----- Data lines -----

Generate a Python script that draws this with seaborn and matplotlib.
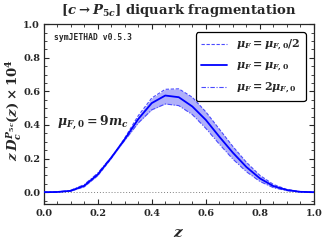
import numpy as np
import seaborn as sns
from matplotlib import pyplot as plt
from matplotlib.ticker import MultipleLocator

# values (z D(z) x 10^4)
z_vals = [0.0, 0.05, 0.1, 0.15, 0.2, 0.25, 0.3, 0.35, 0.4, 0.45, 0.5,
          0.55, 0.6, 0.65, 0.7, 0.75, 0.8, 0.85, 0.9, 0.95, 1.0]
d_central = [0.0, 0.001, 0.008, 0.038, 0.105, 0.205, 0.315, 0.435, 0.53, 0.575, 0.565,
             0.51, 0.43, 0.33, 0.235, 0.15, 0.082, 0.036, 0.013, 0.002, 0.0]
d_half = [0.0, 0.001, 0.006, 0.032, 0.098, 0.2, 0.322, 0.455, 0.56, 0.612, 0.615,
          0.565, 0.478, 0.375, 0.272, 0.178, 0.1, 0.046, 0.016, 0.003, 0.0]
d_double = [0.0, 0.002, 0.011, 0.045, 0.113, 0.208, 0.308, 0.412, 0.49, 0.525, 0.515,
            0.462, 0.38, 0.286, 0.197, 0.122, 0.064, 0.027, 0.009, 0.001, 0.0]

labels = [r"$\mu_F = \mu_{F,0}/2$", r"$\mu_F = \mu_{F,0}$", r"$\mu_F = 2\mu_{F,0}$"]

sns.set_style("ticks")
plt.rcParams["font.family"] = ["DejaVu Serif"]
plt.rcParams["font.weight"] = "bold"
plt.rcParams["mathtext.fontset"] = "custom"
plt.rcParams["mathtext.rm"] = "DejaVu Serif:bold"
plt.rcParams["mathtext.it"] = "DejaVu Serif:italic:bold"
plt.rcParams["mathtext.bf"] = "DejaVu Serif:bold"

fig = plt.figure(figsize=(3.23, 2.46), dpi=100)
ax = fig.add_axes([0.135, 0.171, 0.837, 0.731])

# uncertainty band between the two scale choices
ax.fill_between(z_vals, np.minimum(d_half, d_double), np.maximum(d_half, d_double),
                color="#b0b0fa", linewidth=0, zorder=1)
ax.plot(z_vals, d_half, color="#4a4aff", linewidth=0.8,
        linestyle=(0, (3, 1.5)), label=labels[0], zorder=3)
sns.lineplot(x=z_vals, y=d_central, color="#0000ff", linewidth=1.3,
             label=labels[1], ax=ax, zorder=4)
ax.plot(z_vals, d_double, color="#4a4aff", linewidth=0.8,
        linestyle=(0, (4, 1.5, 1, 1.5)), label=labels[2], zorder=3)
ax.axhline(0, color="grey", linestyle=(0, (1, 2)), linewidth=0.7, zorder=2)

ax.set_xlim(0, 1)
ax.set_ylim(-0.07, 1.0)
ax.xaxis.set_major_locator(MultipleLocator(0.2))
ax.xaxis.set_minor_locator(MultipleLocator(0.05))
ax.yaxis.set_major_locator(MultipleLocator(0.2))
ax.yaxis.set_minor_locator(MultipleLocator(0.05))
ax.tick_params(which="both", direction="in", top=True, right=True, labelsize=7)
ax.tick_params(which="major", length=3.5, width=0.8)
ax.tick_params(which="minor", length=2, width=0.6)
ax.tick_params(axis="y", pad=2.5)
for s in ax.spines.values():
    s.set_linewidth(0.9)
for lab in ax.get_xticklabels() + ax.get_yticklabels():
    lab.set_fontweight("bold")

ax.set_xlabel(r"$z$", fontsize=11, labelpad=6)
ax.set_ylabel(r"$z\,D_c^{P_{5c}}(z)\times 10^4$", fontsize=9.5)
ax.yaxis.set_label_coords(-0.074, 0.52)
ax.set_title(r"$[c \rightarrow P_{5c}]$ diquark fragmentation", fontsize=9.5,
             fontweight="bold", pad=7)

ax.text(0.04, 0.95, "symJETHAD v0.5.3", transform=ax.transAxes, fontsize=5.8,
        family="DejaVu Sans Mono", va="top", ha="left")
ax.text(0.05, 0.45, r"$\mu_{F,0} = 9m_c$", transform=ax.transAxes, fontsize=9,
        va="center", ha="left")

leg = ax.legend(loc="upper right", fontsize=8, frameon=True, fancybox=True,
                edgecolor="black", handlelength=2.3, borderpad=0.5,
                labelspacing=0.6, bbox_to_anchor=(0.99, 0.985))
leg.get_frame().set_linewidth(0.9)
leg.get_frame().set_alpha(1)

fig.savefig("out.png", dpi=100)
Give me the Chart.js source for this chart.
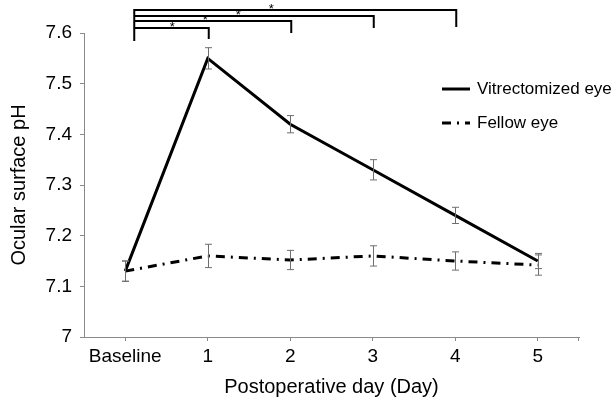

-----

Objective :: Pictures excluded, repeat the records exactly from their opening line through the line containing "from matplotlib.ticker import MultipleLocator".

Expected answer ::
Generate a Python script that draws this with seaborn and matplotlib.
import numpy as np
import seaborn as sns
from matplotlib import pyplot as plt
from matplotlib.ticker import MultipleLocator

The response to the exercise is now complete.